Australia flagged as a global leader in a war-battered, inflationary world
The Reserve Bank has signalled it will push up interest rates even if the war in Iran delivers a short-term financial hit as a new report predicts Australia will be one of the world’s fastest growing economies with some of the highest inflation this year and next.
Even as the OECD warned central banks may have to cut interest rates if the war drags on and leads to a global slowdown, Reserve Bank assistant governor Christopher Kent said the institution remained concerned that consumers may start to expect ever-higher prices that would help entrench inflation across the economy.

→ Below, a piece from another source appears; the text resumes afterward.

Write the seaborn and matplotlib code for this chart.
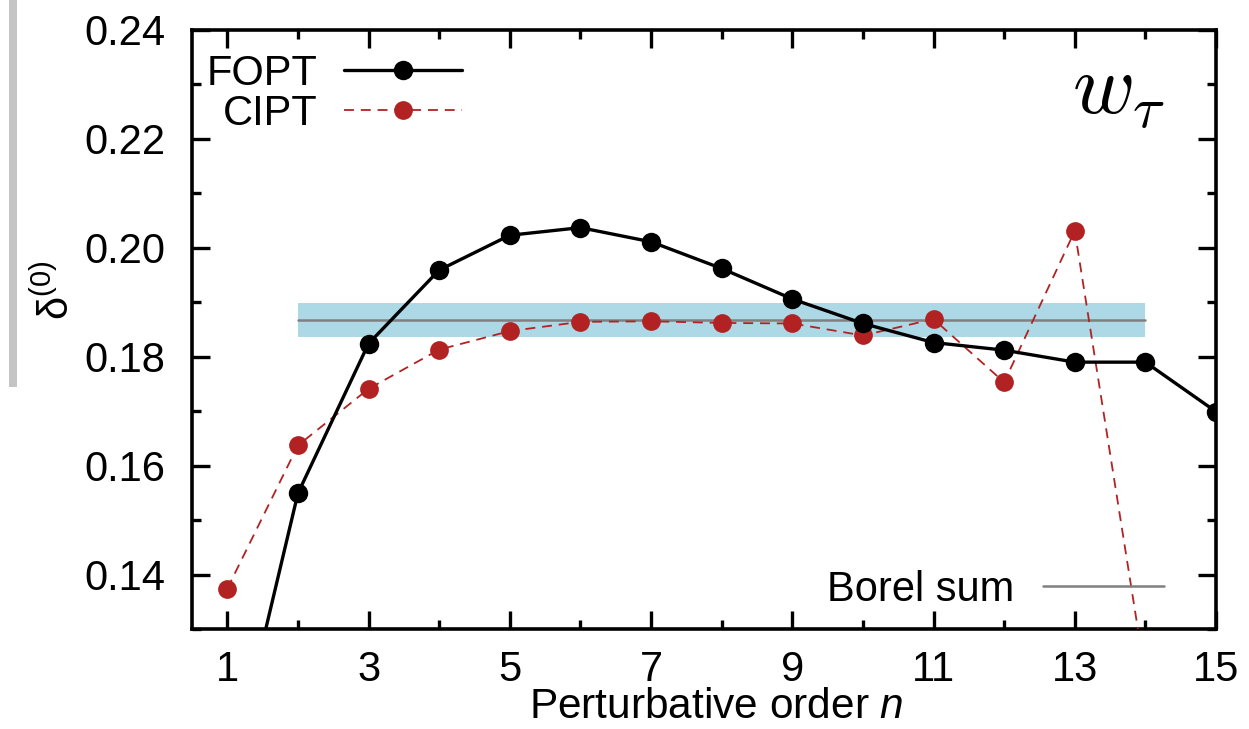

In its first report into the global outlook since the US and Israel war against Iran began, the OECD on Thursday downgraded its outlook for economic growth while increasing its forecasts for inflation.

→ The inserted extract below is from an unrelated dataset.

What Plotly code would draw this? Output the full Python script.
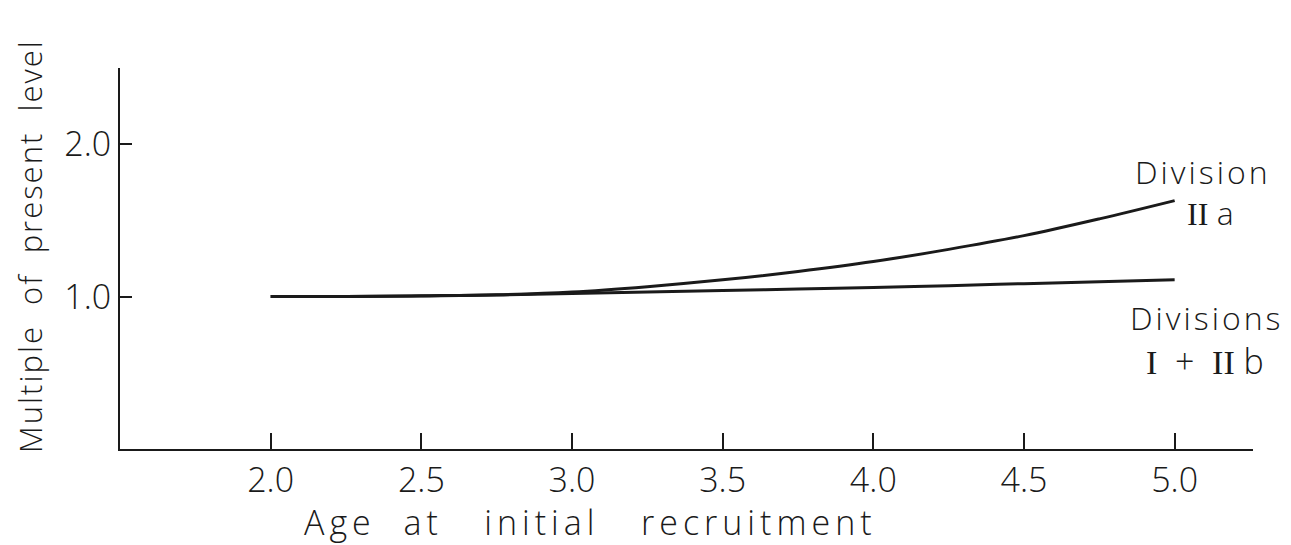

The Australian economy is forecast to grow by 2.3 per cent this year and 2.4 per cent in 2027. Among the world’s richest nations, only Turkey is expected to grow faster, with Australia eclipsing nations such as the United States (2 per cent this year), the UK (0.7 per cent), Canada (1.2 per cent) and Germany (0.8 per cent).
But that faster growth will come with higher inflation. Australia’s inflation rate is tipped to average 4.1 per cent this year, a 1.4 percentage point increase on what the OECD had forecast late last year, and only second among developed nations to the US (4.2 per cent).
In 2027, inflation is tipped to ease to 2.5 per cent, which would still leave it among the highest alongside nations such as Germany (2.6 per cent) and Mexico (3.2 per cent).
The OECD said that while central banks might have to lift interest rates due to inflation pressures, there was a real risk that if the war continued, banks might have to cut rates as economies slow.
“Faced with the energy price shock, central banks need to remain vigilant and ensure that inflation expectations stay well anchored,” it said.
“Monetary policy adjustments may be needed if price pressures broaden or if growth prospects weaken substantially.”
The organisation’s forecasts are predicated on a gradual drop in oil, gas and fertiliser prices from the middle of the year.
Federal Treasury modelling has found that if oil holds around $US100 a barrel until the middle of the year and then starts falling to its pre-war levels, inflation will probably push to almost 5 per cent by June before gradually easing.
Economic growth would be clipped by 0.2 percentage points in the short term before the economy recovered through the second half of the year.
But if oil averages $US120 a barrel and then takes three years to get back to where it was in mid-February, inflation surges to 5.5 per cent and economic growth would be 0.6 per cent lower this year.
The economy would not recover until at least 2029. High oil prices account for about half of the downturn, while the rest is due to flow-on impacts.
The Reserve Bank, which last week lifted official interest rates for a second successive month and is expected to hike again by June, believes the threat from inflation is greater than a possible economic downturn.
Kent, in a speech in Sydney, made clear the bank is aware that the war will have a larger impact on the economy the longer it continues.
But he stressed the focus at this point remained on inflation and expectations for higher prices among consumers.
“A negative supply shock pushes up prices and leads to weaker economic activity, making us all poorer. Central banks cannot change that,” he said.
“But they can ensure that the initial rise in prices does not lead to a rise in longer term inflationary expectations and extended inflationary pressures.
“We will continue to assess the countervailing forces operating on the economy, including any tightening of financial conditions, or increase in inflation expectations associated with the conflict, so that the board can set monetary policy to achieve low and stable inflation and full employment over the medium term.”
The federal government is under pressure to consider measures to shield consumers and business from the lift in petrol prices caused by the war against Iran. They include suggestions such as axing petrol excise or offering free public transport.
But the OECD cautioned any assistance should be short-lived and aimed at the poorest.
“Government measures to cushion the impact of higher energy prices should be timely, well-targeted on households most in need and viable firms, preserve incentives to lower energy use and have clear expiry mechanisms,” it said.
The organisation also urged governments to improve their budget bottom lines.
“Stronger efforts to contain and reallocate spending, improve public sector efficiency and enhance revenues are required, set within credible medium-term country-specific adjustment paths,” it said.